EXERCISE → Transcribe the material in full. Nothing should differ except that the pictures are left out.

AVAILABLE DATA →
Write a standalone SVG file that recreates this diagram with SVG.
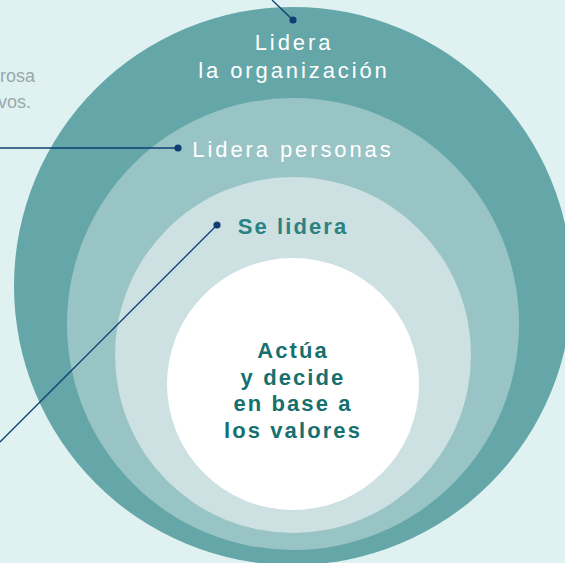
<svg xmlns="http://www.w3.org/2000/svg" width="565" height="563" viewBox="0 0 565 563">
<style>
.w{fill:#ffffff;font-family:"Liberation Sans",Arial,sans-serif;font-size:22px;letter-spacing:2.9px;text-anchor:middle}
.t{fill:#16706e;font-family:"Liberation Sans",Arial,sans-serif;font-size:22px;font-weight:bold;letter-spacing:2.1px;text-anchor:middle}
.g{fill:#98a7ab;font-family:"Liberation Sans",Arial,sans-serif;font-size:18px;text-anchor:end}
.ln{stroke:#0e3f72;stroke-width:1.3;fill:none}
.dot{fill:#0e3f72}
</style>
<rect width="565" height="563" fill="#dff2f1"/>
<text class="g" x="35" y="82">rosa</text>
<text class="g" x="31" y="108">vos.</text>
<g id="organizacion">
<circle cx="293" cy="286" r="279" fill="#65a7a8"/>
<text class="w" x="294" y="50">Lidera</text>
<text class="w" x="294" y="78">la organización</text>
</g>
<g id="personas">
<circle cx="293" cy="324" r="226" fill="#99c4c5"/>
<text class="w" x="293" y="157">Lidera personas</text>
</g>
<g id="selidera">
<circle cx="293" cy="355" r="178" fill="#cde1e3"/>
<text class="t" x="293" y="234" style="fill:#2b8281">Se lidera</text>
</g>
<g id="valores">
<circle cx="293" cy="384" r="126" fill="#ffffff"/>
<text class="t" x="293" y="358">Actúa</text>
<text class="t" x="293" y="385">y decide</text>
<text class="t" x="293" y="411">en base a</text>
<text class="t" x="293" y="438">los valores</text>
</g>
<g id="connectors">
<line class="ln" x1="272" y1="0" x2="293" y2="20"/>
<circle class="dot" cx="293" cy="20" r="3.6"/>
<line class="ln" x1="0" y1="148" x2="178" y2="148"/>
<circle class="dot" cx="178" cy="148" r="3.6"/>
<line class="ln" x1="0" y1="442" x2="217" y2="225"/>
<circle class="dot" cx="217" cy="225" r="3.6"/>
</g>
</svg>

REPLY →
Write a standalone SVG file that recreates this diagram with SVG.
<svg xmlns="http://www.w3.org/2000/svg" width="565" height="563" viewBox="0 0 565 563">
<style>
.w{fill:#ffffff;font-family:"Liberation Sans",Arial,sans-serif;font-size:22px;letter-spacing:2.9px;text-anchor:middle}
.t{fill:#16706e;font-family:"Liberation Sans",Arial,sans-serif;font-size:22px;font-weight:bold;letter-spacing:2.1px;text-anchor:middle}
.g{fill:#98a7ab;font-family:"Liberation Sans",Arial,sans-serif;font-size:18px;text-anchor:end}
.ln{stroke:#0e3f72;stroke-width:1.3;fill:none}
.dot{fill:#0e3f72}
</style>
<rect width="565" height="563" fill="#dff2f1"/>
<text class="g" x="35" y="82">rosa</text>
<text class="g" x="31" y="108">vos.</text>
<g id="organizacion">
<circle cx="293" cy="286" r="279" fill="#65a7a8"/>
<text class="w" x="294" y="50">Lidera</text>
<text class="w" x="294" y="78">la organización</text>
</g>
<g id="personas">
<circle cx="293" cy="324" r="226" fill="#99c4c5"/>
<text class="w" x="293" y="157">Lidera personas</text>
</g>
<g id="selidera">
<circle cx="293" cy="355" r="178" fill="#cde1e3"/>
<text class="t" x="293" y="234" style="fill:#2b8281">Se lidera</text>
</g>
<g id="valores">
<circle cx="293" cy="384" r="126" fill="#ffffff"/>
<text class="t" x="293" y="358">Actúa</text>
<text class="t" x="293" y="385">y decide</text>
<text class="t" x="293" y="411">en base a</text>
<text class="t" x="293" y="438">los valores</text>
</g>
<g id="connectors">
<line class="ln" x1="272" y1="0" x2="293" y2="20"/>
<circle class="dot" cx="293" cy="20" r="3.6"/>
<line class="ln" x1="0" y1="148" x2="178" y2="148"/>
<circle class="dot" cx="178" cy="148" r="3.6"/>
<line class="ln" x1="0" y1="442" x2="217" y2="225"/>
<circle class="dot" cx="217" cy="225" r="3.6"/>
</g>
</svg>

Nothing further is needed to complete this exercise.